What Medical Associates Cannot Do

There are several legal boundaries around these roles. In the UK, physician associates and anaesthesia associates currently cannot prescribe medication, even if they hold prescribing qualifications from a previous healthcare career. They can propose treatments and suggest specific medicines to a supervising doctor, but the final prescription must come from someone with legal authority to prescribe.

They also cannot sign death certificates or perform activities legally restricted to other professions. Whether they can request imaging such as X-rays or CT scans depends on individual employer policies, as each organisation decides whether to train and approve a PA or AA as a non-medical referrer for ionising radiation.

Training and Education

Becoming a physician associate typically requires an undergraduate degree followed by a postgraduate programme lasting around 27 months (three academic years), which awards a master’s degree. During training, students complete more than 2,000 hours of clinical rotations, with a strong emphasis on primary care in clinics, medical practices, and acute or long-term care facilities.

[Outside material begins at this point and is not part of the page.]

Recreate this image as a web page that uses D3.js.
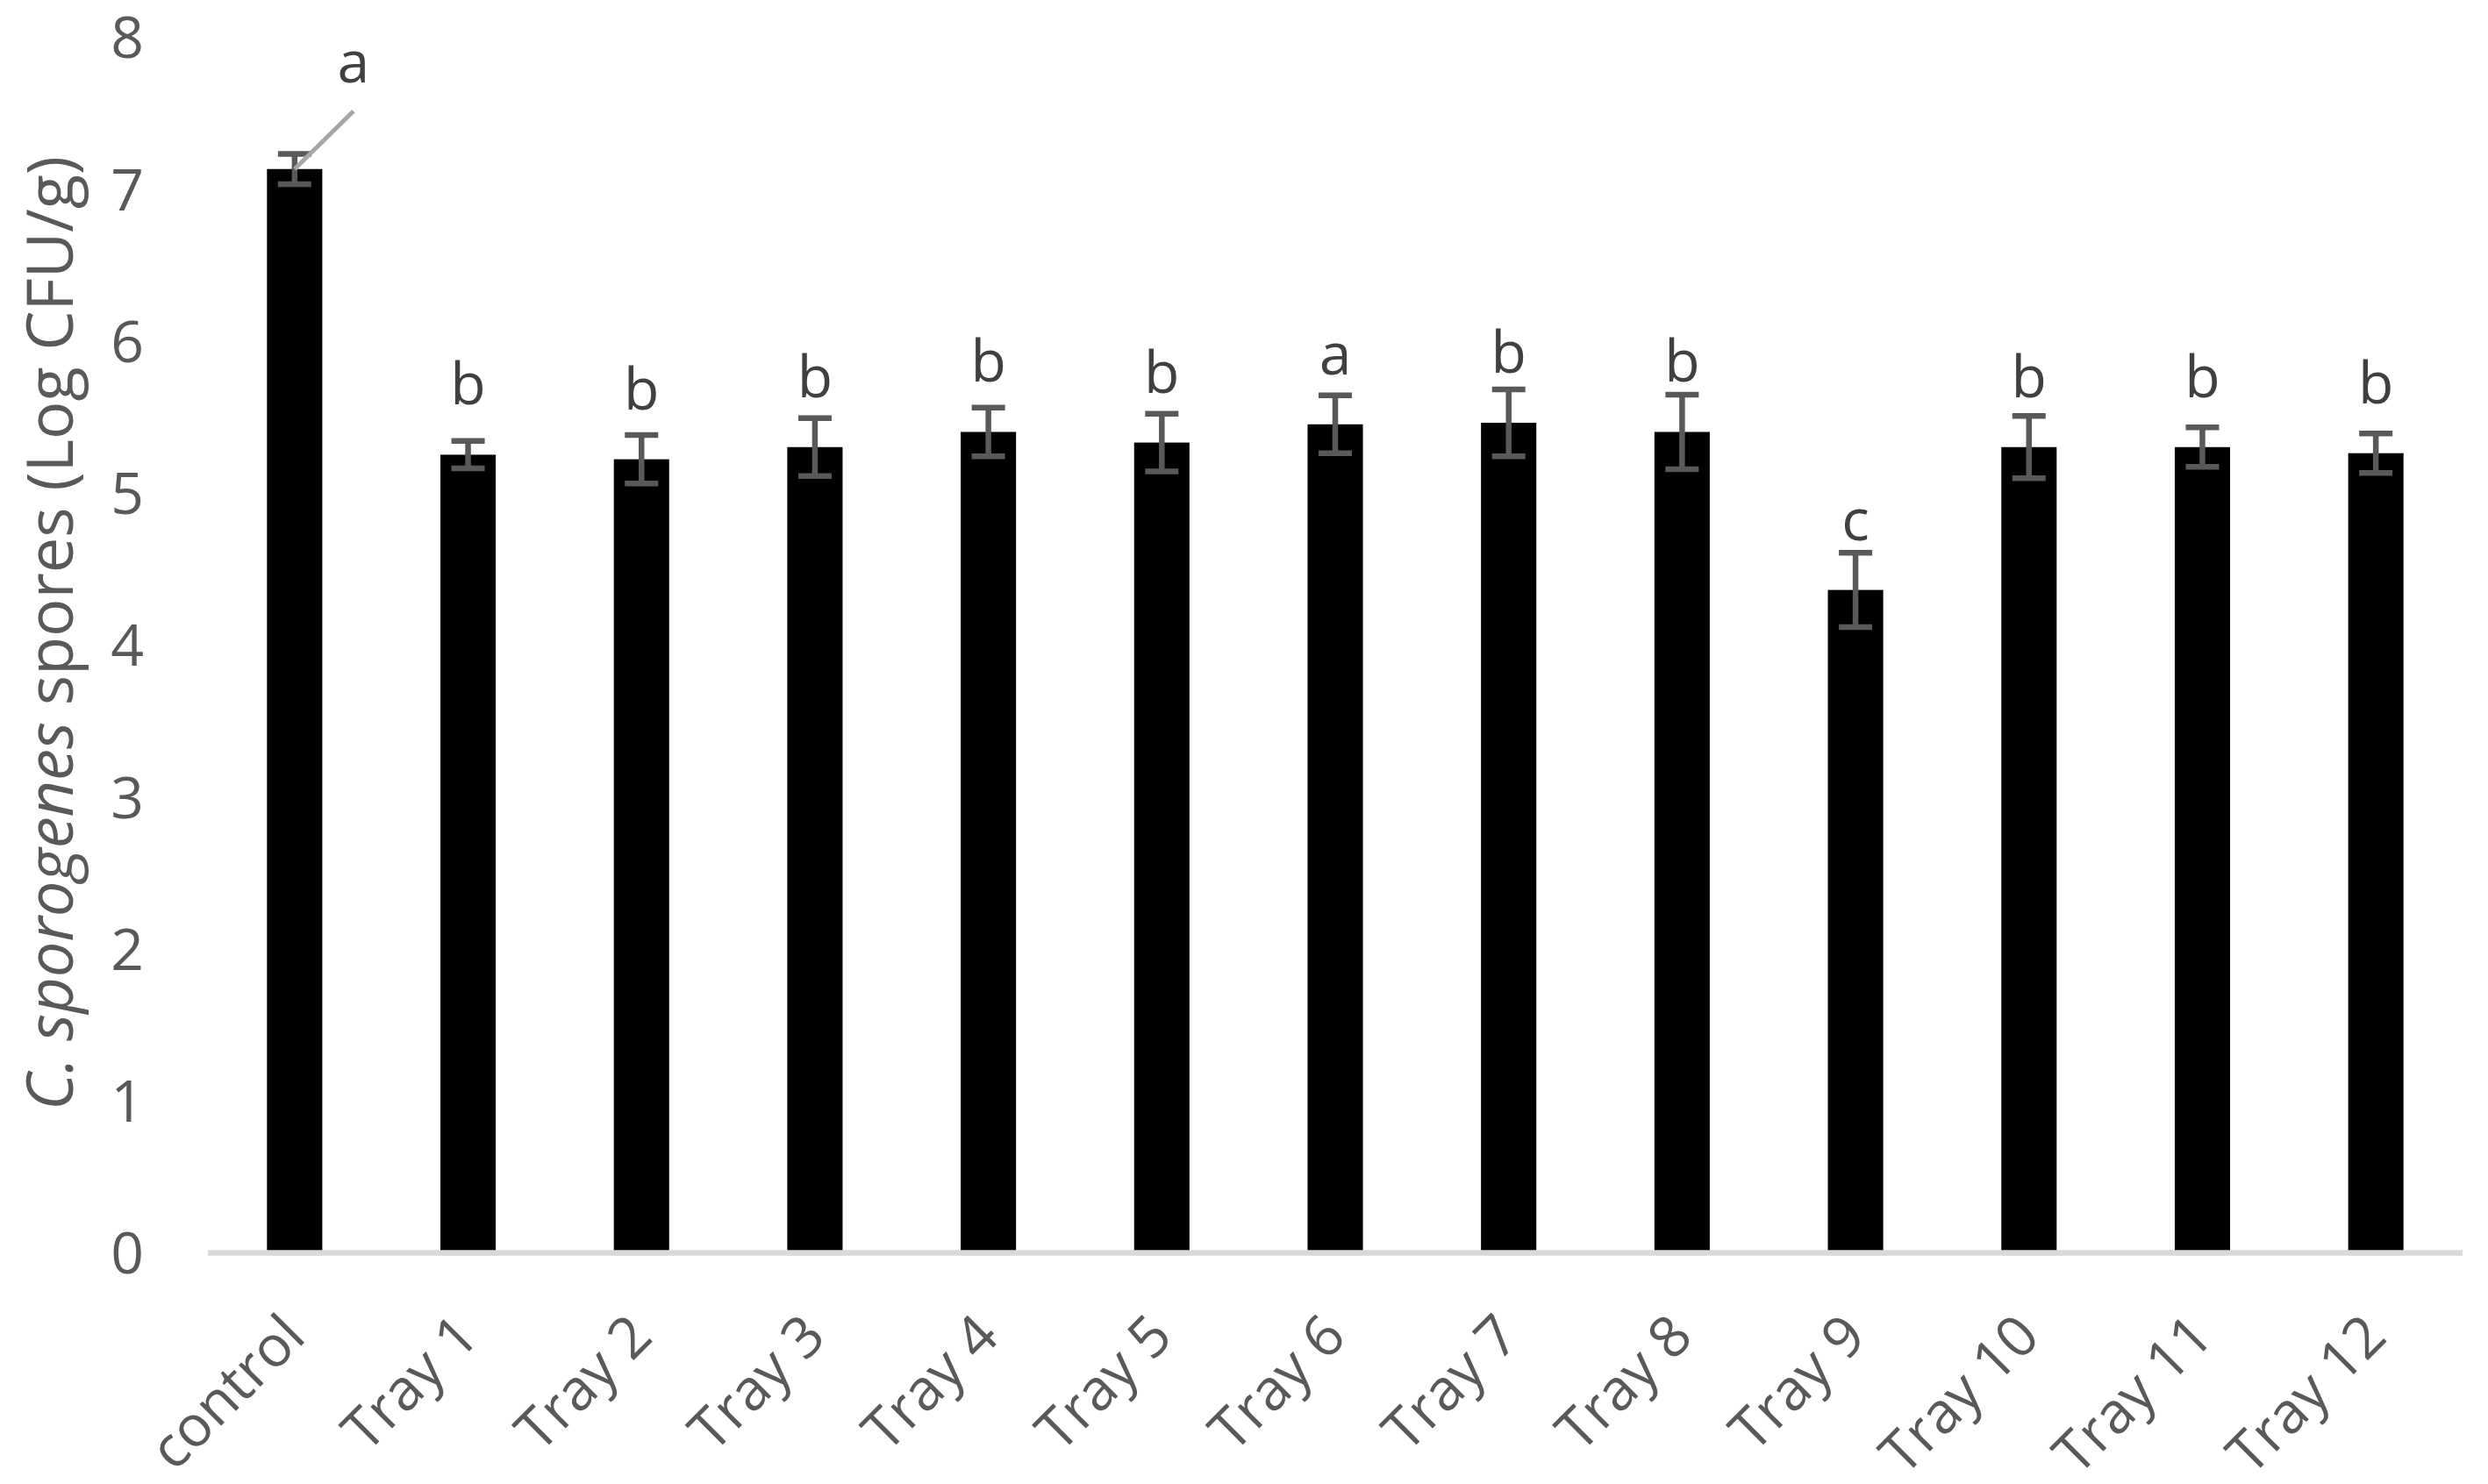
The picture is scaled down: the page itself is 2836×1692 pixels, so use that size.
<!DOCTYPE html>
<html>
<head>
<meta charset="utf-8">
<script src="https://cdn.jsdelivr.net/npm/d3@7"></script>
<style>
  html, body { margin: 0; padding: 0; background: #fff; }
  svg { display: block; font-family: "Open Sans", "Noto Sans", sans-serif; }
</style>
</head>
<body>
<svg id="chart" width="2836" height="1692"></svg>
<script>
// ---- data ----
const categories = ["control", "Tray 1", "Tray 2", "Tray 3", "Tray 4", "Tray 5", "Tray 6",
                    "Tray 7", "Tray 8", "Tray 9", "Tray 10", "Tray 11", "Tray 12"];
const means  = [7.13, 5.25, 5.22, 5.30, 5.40, 5.33, 5.45, 5.46, 5.40, 4.36, 5.30, 5.30, 5.26];
const errors = [0.10, 0.09, 0.16, 0.19, 0.16, 0.19, 0.19, 0.22, 0.245, 0.245, 0.205, 0.13, 0.13];
const letters = ["a", "b", "b", "b", "b", "b", "a", "b", "b", "c", "b", "b", "b"];
const yTicks = [0, 1, 2, 3, 4, 5, 6, 7, 8];
const yTitleItalic = "C. sporogenes";
const yTitleRest = " spores (Log CFU/g)";

// ---- layout ----
const svg = d3.select("#chart");
const plotLeft = 237, plotRight = 2807, plotTop = 42, plotBottom = 1428;

const x = d3.scaleBand().domain(categories).range([plotLeft, plotRight])
  .paddingInner(0.681).paddingOuter(0.3405);
const y = d3.scaleLinear().domain([0, 8]).range([plotBottom, plotTop]);

const rows = categories.map((c, i) => ({ c, v: means[i], e: errors[i], l: letters[i], i }));

// bars
svg.append("g").selectAll("rect").data(rows).join("rect")
  .attr("x", d => x(d.c))
  .attr("y", d => y(d.v))
  .attr("width", x.bandwidth())
  .attr("height", d => y(0) - y(d.v))
  .attr("fill", "#000");

// axis line (x)
svg.append("line")
  .attr("x1", plotLeft).attr("x2", plotRight)
  .attr("y1", y(0) + 0.5).attr("y2", y(0) + 0.5)
  .attr("stroke", "#d9d9d9").attr("stroke-width", 6.5);

// error bars
const eg = svg.append("g").attr("stroke", "#595959").attr("stroke-width", 6.5);
const capW = 38;
rows.forEach(d => {
  const cx = x(d.c) + x.bandwidth() / 2;
  eg.append("line").attr("x1", cx).attr("x2", cx).attr("y1", y(d.v + d.e)).attr("y2", y(d.v - d.e));
  eg.append("line").attr("x1", cx - capW / 2).attr("x2", cx + capW / 2).attr("y1", y(d.v + d.e)).attr("y2", y(d.v + d.e));
  eg.append("line").attr("x1", cx - capW / 2).attr("x2", cx + capW / 2).attr("y1", y(d.v - d.e)).attr("y2", y(d.v - d.e));
});

// y tick labels
const yAxis = d3.axisLeft(y).tickValues(yTicks).tickSize(0).tickPadding(0).tickFormat(d3.format("d"));
const yg = svg.append("g").attr("transform", `translate(${plotLeft - 73},0)`).call(yAxis);
yg.select(".domain").remove();
yg.selectAll("text").attr("font-size", 66).attr("fill", "#595959")
  .attr("font-family", "'Open Sans', sans-serif").attr("dy", "0.36em");

// x labels (rotated)
const xAxis = d3.axisBottom(x).tickSize(0).tickPadding(0);
const xg = svg.append("g").attr("transform", `translate(0,${plotBottom})`).call(xAxis);
xg.select(".domain").remove();
xg.selectAll(".tick text")
  .attr("font-size", 65).attr("fill", "#595959").attr("font-family", "'Open Sans', sans-serif")
  .attr("text-anchor", "end").attr("dy", null).attr("y", null)
  .attr("transform", "translate(15,99) rotate(-45)");

// significance letters
const lg = svg.append("g").attr("font-size", 66).attr("fill", "#404040").attr("text-anchor", "middle");
rows.forEach(d => {
  const cx = x(d.c) + x.bandwidth() / 2;
  if (d.i === 0) {
    // control letter is moved with a leader line
    const tx = cx + 67, ty = y(d.v) - 99;
    svg.append("line").attr("x1", cx).attr("y1", y(d.v))
      .attr("x2", cx + 67).attr("y2", y(d.v) - 66)
      .attr("stroke", "#a6a6a6").attr("stroke-width", 5);
    lg.append("text").attr("x", tx).attr("y", ty).text(d.l);
  } else {
    lg.append("text").attr("x", cx).attr("y", y(d.v) - 57).text(d.l);
  }
});

// y title
const title = svg.append("text")
  .attr("transform", "translate(83,722) rotate(-90)")
  .attr("text-anchor", "middle").attr("fill", "#595959").attr("font-size", 74)
  .attr("textLength", 1088).attr("lengthAdjust", "spacingAndGlyphs");
title.append("tspan").attr("font-style", "italic").text(yTitleItalic);
title.append("tspan").text(yTitleRest);
</script>
</body>
</html>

Anaesthesia associates follow a slightly different path. Applicants need either a 2:1 honours degree in biomedical or biological science, or they must be experienced registered healthcare professionals (such as nurses or operating department practitioners) with at least three years of full-time post-qualification experience. The training programme itself is a full-time postgraduate qualification lasting 24 to 27 months, with most of that time spent in clinical placements under the direct supervision of medical anaesthetists. The curriculum covers the anaesthesia machine and monitoring equipment, the heart and circulation, airways and lungs, organ systems including kidneys, liver, and endocrine function, and the management of life-threatening emergencies.

Regulation by the GMC

For years, a major criticism of these roles was that they lacked statutory regulation, meaning there was no formal register or professional standards body holding them to account in the way doctors are held accountable. That changed in December 2024, when the General Medical Council (GMC) began officially regulating physician associates and anaesthesia associates. This made the GMC a multiprofessional regulator for the first time, responsible not just for doctors but also for these two associate roles. Registration is now open, and PAs and AAs must meet GMC standards to practise.

Pay in the NHS

Medical associates in the NHS are paid according to the Agenda for Change pay bands. A newly qualified physician associate in England typically starts at Band 7, which pays £46,148, while more senior or advanced roles can reach Band 8a at £53,755. Pay varies slightly across the UK’s four nations. In Scotland, the same Band 7 role pays £48,788, while in Wales it’s £46,840 and in Northern Ireland £43,742.

The US Connection

If you’ve come across this term while reading about American healthcare, the equivalent role in the United States is the physician assistant, which has been rebranding as “physician associate” to align with international usage. The US version of the role carries broader practice authority in many states, including prescribing rights, which the UK version does not currently have. Despite the shared name, the regulatory frameworks, supervision requirements, and scope of practice differ significantly between the two countries.